[Lines of data]

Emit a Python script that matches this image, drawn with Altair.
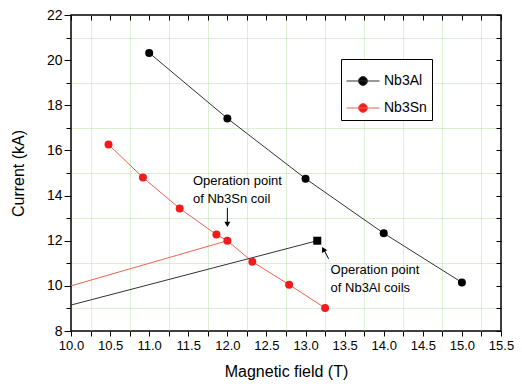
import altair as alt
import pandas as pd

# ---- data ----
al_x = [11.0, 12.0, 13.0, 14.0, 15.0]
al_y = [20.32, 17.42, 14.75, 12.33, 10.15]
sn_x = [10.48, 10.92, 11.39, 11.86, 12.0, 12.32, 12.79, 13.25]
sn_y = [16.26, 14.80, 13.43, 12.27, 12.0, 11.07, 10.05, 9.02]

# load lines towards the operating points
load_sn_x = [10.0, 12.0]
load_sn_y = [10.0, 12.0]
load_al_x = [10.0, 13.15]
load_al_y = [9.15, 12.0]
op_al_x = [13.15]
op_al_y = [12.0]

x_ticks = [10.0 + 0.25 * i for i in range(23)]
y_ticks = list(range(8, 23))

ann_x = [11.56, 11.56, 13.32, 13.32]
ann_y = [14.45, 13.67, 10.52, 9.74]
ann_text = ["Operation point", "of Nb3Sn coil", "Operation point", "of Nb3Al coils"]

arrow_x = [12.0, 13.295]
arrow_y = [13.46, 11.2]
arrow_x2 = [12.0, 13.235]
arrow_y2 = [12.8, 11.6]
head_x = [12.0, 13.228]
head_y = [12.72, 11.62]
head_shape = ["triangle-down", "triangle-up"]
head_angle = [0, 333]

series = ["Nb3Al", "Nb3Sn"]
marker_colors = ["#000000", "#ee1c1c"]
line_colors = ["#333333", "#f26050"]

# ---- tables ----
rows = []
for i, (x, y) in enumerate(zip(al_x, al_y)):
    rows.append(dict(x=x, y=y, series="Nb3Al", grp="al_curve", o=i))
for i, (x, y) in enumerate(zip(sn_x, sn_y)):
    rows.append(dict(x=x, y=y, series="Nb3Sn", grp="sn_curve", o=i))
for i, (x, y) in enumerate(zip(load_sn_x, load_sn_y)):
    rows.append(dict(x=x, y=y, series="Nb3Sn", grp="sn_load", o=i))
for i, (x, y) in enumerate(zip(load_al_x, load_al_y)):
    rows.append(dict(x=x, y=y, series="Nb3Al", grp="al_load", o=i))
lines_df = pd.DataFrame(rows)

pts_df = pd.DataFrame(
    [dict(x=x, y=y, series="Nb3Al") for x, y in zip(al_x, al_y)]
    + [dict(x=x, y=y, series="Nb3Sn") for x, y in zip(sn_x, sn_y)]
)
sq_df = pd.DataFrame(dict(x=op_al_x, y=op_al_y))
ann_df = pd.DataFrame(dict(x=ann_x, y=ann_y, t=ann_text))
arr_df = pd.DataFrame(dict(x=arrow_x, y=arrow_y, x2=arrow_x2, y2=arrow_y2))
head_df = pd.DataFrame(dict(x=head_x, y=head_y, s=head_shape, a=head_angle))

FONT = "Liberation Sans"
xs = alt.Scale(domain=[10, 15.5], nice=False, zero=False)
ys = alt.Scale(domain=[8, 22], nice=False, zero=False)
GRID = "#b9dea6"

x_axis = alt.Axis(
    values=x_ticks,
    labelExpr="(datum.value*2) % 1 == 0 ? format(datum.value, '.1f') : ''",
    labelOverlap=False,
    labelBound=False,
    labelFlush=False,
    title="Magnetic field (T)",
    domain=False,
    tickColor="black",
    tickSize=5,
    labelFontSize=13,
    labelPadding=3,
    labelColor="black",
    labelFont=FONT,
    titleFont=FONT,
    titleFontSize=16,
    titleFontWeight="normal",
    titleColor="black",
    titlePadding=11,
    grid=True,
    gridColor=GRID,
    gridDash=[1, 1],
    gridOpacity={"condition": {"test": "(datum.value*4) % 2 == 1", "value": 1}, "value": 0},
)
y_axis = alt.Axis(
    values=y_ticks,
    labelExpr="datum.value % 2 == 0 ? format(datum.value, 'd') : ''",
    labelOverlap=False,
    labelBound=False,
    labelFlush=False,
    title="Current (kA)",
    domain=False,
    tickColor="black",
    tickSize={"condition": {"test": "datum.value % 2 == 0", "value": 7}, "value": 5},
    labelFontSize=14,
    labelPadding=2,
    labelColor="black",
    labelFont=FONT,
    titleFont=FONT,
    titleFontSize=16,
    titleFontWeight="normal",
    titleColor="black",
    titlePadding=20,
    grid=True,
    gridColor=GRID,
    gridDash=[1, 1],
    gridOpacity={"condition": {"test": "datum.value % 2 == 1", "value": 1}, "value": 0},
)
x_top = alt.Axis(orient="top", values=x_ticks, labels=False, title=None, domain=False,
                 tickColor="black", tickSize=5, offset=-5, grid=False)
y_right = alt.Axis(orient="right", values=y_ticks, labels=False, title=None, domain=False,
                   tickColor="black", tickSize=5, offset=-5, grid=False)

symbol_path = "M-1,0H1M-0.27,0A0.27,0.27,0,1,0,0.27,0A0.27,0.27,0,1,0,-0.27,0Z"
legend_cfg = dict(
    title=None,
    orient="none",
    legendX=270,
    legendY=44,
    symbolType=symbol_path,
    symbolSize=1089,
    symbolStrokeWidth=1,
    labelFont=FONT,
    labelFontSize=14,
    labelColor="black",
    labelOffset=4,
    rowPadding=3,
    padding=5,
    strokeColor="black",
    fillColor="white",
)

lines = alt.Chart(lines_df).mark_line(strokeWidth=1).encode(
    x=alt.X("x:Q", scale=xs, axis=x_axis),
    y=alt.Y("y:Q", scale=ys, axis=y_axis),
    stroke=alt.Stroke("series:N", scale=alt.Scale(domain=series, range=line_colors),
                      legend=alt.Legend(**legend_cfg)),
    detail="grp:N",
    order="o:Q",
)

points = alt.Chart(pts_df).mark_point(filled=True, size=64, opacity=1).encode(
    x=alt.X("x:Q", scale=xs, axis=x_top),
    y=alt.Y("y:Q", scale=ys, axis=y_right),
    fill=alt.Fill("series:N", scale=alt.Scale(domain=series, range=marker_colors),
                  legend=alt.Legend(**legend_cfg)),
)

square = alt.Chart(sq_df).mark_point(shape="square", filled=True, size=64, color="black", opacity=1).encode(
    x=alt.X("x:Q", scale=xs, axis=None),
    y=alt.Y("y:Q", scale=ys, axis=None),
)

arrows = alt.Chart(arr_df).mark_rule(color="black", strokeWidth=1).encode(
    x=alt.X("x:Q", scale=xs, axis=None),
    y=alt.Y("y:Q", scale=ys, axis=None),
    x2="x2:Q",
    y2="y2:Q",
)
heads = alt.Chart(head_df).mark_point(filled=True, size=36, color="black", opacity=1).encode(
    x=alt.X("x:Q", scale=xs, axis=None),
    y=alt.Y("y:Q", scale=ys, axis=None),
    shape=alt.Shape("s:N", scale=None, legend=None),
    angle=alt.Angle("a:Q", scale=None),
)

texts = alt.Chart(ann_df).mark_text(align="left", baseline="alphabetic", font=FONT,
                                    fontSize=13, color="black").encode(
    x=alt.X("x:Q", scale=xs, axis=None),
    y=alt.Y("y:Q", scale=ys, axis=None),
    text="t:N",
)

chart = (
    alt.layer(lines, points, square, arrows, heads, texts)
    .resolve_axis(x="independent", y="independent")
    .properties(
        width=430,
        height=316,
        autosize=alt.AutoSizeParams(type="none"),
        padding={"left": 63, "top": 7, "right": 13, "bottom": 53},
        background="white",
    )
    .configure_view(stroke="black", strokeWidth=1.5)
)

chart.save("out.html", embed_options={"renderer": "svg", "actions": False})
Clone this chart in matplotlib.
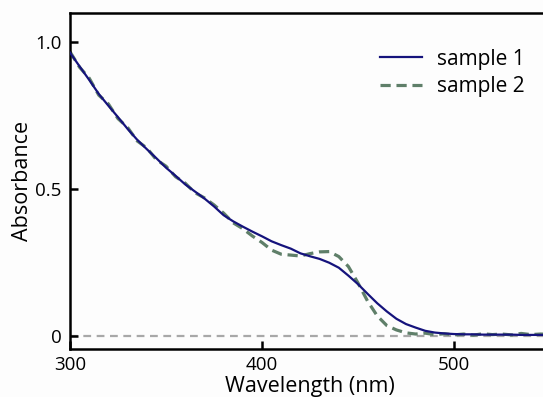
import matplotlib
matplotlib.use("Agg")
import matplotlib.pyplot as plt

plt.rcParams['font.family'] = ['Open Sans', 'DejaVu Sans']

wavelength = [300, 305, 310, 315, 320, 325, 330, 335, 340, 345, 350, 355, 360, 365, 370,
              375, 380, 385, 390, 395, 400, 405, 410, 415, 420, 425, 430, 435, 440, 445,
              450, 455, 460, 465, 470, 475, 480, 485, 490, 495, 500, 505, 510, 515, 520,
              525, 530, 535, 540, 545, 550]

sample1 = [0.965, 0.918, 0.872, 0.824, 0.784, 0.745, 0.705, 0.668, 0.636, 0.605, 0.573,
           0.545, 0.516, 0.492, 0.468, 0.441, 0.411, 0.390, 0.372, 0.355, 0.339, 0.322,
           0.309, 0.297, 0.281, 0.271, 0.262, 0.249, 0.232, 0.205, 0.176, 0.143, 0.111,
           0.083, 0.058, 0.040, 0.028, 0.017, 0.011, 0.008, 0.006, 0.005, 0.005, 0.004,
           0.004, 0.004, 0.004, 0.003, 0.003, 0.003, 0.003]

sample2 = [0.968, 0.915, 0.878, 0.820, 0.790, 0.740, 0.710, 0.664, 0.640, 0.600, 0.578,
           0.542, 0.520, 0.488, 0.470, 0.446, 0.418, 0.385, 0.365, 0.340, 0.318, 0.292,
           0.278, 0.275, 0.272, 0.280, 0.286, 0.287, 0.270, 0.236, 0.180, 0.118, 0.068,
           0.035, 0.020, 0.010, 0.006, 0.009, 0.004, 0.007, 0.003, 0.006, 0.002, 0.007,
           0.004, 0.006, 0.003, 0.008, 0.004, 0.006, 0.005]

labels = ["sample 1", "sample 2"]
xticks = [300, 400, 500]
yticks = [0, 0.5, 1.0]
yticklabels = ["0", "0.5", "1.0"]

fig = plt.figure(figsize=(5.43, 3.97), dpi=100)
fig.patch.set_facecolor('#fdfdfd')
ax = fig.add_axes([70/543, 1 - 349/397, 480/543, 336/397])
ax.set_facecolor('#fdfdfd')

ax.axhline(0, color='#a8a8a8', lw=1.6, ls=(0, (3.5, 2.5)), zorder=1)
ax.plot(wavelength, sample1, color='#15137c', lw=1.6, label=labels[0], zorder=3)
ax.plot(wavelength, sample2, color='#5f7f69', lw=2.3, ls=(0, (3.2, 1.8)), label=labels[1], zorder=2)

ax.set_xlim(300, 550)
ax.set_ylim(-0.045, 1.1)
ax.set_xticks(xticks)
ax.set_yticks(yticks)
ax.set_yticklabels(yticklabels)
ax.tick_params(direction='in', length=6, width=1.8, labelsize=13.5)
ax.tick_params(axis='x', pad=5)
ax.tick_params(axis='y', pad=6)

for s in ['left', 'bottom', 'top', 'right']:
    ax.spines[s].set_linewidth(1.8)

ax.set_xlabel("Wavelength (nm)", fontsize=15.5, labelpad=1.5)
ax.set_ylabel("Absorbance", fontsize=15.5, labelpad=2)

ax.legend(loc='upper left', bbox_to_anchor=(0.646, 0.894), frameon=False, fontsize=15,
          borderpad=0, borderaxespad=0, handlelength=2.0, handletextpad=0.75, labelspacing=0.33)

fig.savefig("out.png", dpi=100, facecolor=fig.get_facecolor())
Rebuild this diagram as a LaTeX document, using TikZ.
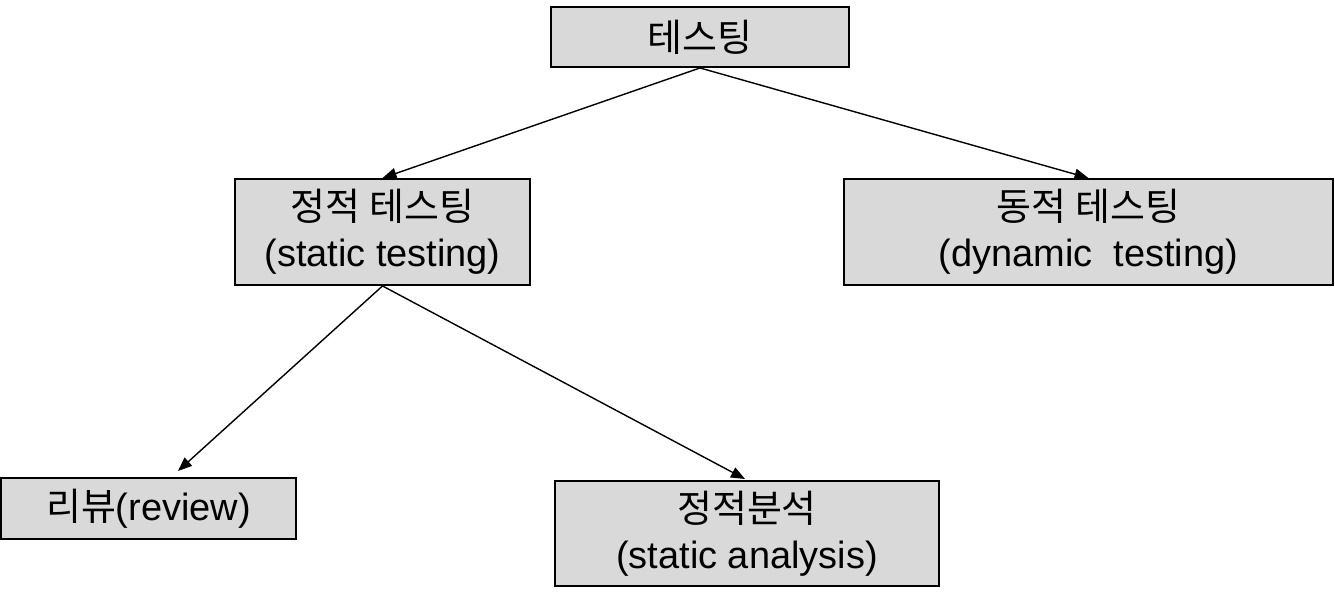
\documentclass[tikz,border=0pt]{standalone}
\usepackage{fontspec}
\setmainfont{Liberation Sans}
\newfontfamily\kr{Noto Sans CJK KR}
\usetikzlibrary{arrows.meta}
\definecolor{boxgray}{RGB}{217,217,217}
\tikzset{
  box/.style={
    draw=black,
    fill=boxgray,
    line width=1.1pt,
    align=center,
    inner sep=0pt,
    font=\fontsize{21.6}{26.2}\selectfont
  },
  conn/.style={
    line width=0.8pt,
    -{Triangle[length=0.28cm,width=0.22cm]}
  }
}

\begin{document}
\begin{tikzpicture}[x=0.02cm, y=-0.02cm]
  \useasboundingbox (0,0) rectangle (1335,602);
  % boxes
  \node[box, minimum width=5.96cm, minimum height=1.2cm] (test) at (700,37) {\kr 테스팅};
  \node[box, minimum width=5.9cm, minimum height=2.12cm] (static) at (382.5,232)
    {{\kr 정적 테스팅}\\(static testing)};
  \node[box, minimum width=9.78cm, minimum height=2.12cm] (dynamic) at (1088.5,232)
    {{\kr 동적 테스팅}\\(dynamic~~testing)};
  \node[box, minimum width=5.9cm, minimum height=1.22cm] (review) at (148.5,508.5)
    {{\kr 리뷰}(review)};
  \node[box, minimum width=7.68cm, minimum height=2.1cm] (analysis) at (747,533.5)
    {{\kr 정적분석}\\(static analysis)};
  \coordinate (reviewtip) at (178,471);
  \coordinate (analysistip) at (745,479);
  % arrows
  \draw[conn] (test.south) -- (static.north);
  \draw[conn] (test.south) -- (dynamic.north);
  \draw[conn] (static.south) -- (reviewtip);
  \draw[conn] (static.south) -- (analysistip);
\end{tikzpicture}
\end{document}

**What you need to do**
Above are records; repeat only the lines from the line with "Clone this chart in matplotlib." through the line with "0.004, 0.004, 0.004, 0.003, 0.003, 0.003, 0.003]", and leave pictures out.

**Full output**
Clone this chart in matplotlib.
import matplotlib
matplotlib.use("Agg")
import matplotlib.pyplot as plt

plt.rcParams['font.family'] = ['Open Sans', 'DejaVu Sans']

wavelength = [300, 305, 310, 315, 320, 325, 330, 335, 340, 345, 350, 355, 360, 365, 370,
              375, 380, 385, 390, 395, 400, 405, 410, 415, 420, 425, 430, 435, 440, 445,
              450, 455, 460, 465, 470, 475, 480, 485, 490, 495, 500, 505, 510, 515, 520,
              525, 530, 535, 540, 545, 550]

sample1 = [0.965, 0.918, 0.872, 0.824, 0.784, 0.745, 0.705, 0.668, 0.636, 0.605, 0.573,
           0.545, 0.516, 0.492, 0.468, 0.441, 0.411, 0.390, 0.372, 0.355, 0.339, 0.322,
           0.309, 0.297, 0.281, 0.271, 0.262, 0.249, 0.232, 0.205, 0.176, 0.143, 0.111,
           0.083, 0.058, 0.040, 0.028, 0.017, 0.011, 0.008, 0.006, 0.005, 0.005, 0.004,
           0.004, 0.004, 0.004, 0.003, 0.003, 0.003, 0.003]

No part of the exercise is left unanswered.